In April 2024, Hanwha Aerospace conducted test fires of the M982A1 Excalibur Increment Ib at Yuma Proving Ground using Norwegian K9 VIDAR variant. The K9 used various fuze modes and achieved less than one meter CEP in Point Detonating mode and 5 m above the target in Height of Burst mode from 50 km away.

As per reports in July 2025, the Indian Army is expected to urgently procure additional Excalibur shells following its extensive use during Operation Sindoor. As reported on 20 November, the Defense Security Cooperation Agency (DSCA) approved the supply of 216 Excalibur artillery shells at a cost of $47 million. Simultaneously, the supply of Javelin missile systems including 100 missiles and 25 launcher control units at a cost of $46 million.

===Excalibur N5===
In September 2015, Raytheon conducted a live fire guided test flight of the Excalibur N5, a company-funded initiative to reduce the 155 mm Excalibur shell to 127 mm for use with naval guns mounted on destroyers and cruisers. The Excalibur Ib and N5 have 70% commonality, 99% identical software, and the same guidance and navigation unit (GNU). Its primary uses would be to allow warships to accurately fire shells against land targets in support of troops ashore and inexpensively destroy fast attack craft (FAC) at longer ranges.

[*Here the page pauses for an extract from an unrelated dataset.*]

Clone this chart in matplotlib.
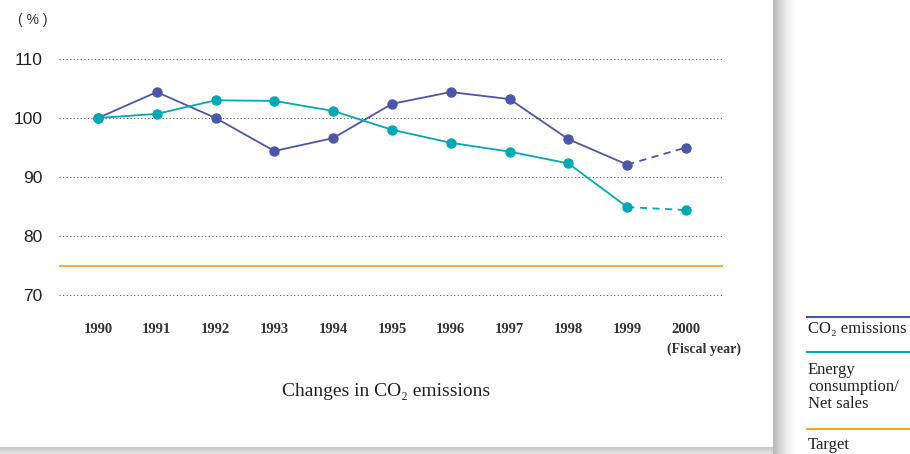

Unguided 127 mm shells from Mark 45 naval guns have a range of 13 nmi, but can deliver accurate fire only out to 8 nmi, while small cruise missile-carrying attack boats can launch from 15–20 nmi away. Like the land-based version, the Excalibur N5's guidance fins pop out after launch to glide the round out to longer ranges before turning nose-down and diving to the target, extending range to 20–26 nmi depending on gun barrel length; although range would be greater with rocket assistance, cost would also be greater. Alternative seekers will be added to hit maneuvering targets, such as laser guidance that requires a spotter to designate it, and millimeter wave radar that needs no outside guidance.

==Operators==

===Current operators===
- Australia
- Canada – Canadian Army
- Jordan
- India
- Netherlands – Royal Netherlands Army: First ordered in 2015, qualified to enter service in October 2018.
- Spain
- Sweden
- Ukraine: Excalibur munitions were donated to the armed forces of Ukraine for use in M777 howitzers and AHS Krab following the Russian invasion of Ukraine.
- United States – US Army and US Marine Corps

===Future or pending operators===
- Norway – pending United States Department of Defense's foreign military sales request.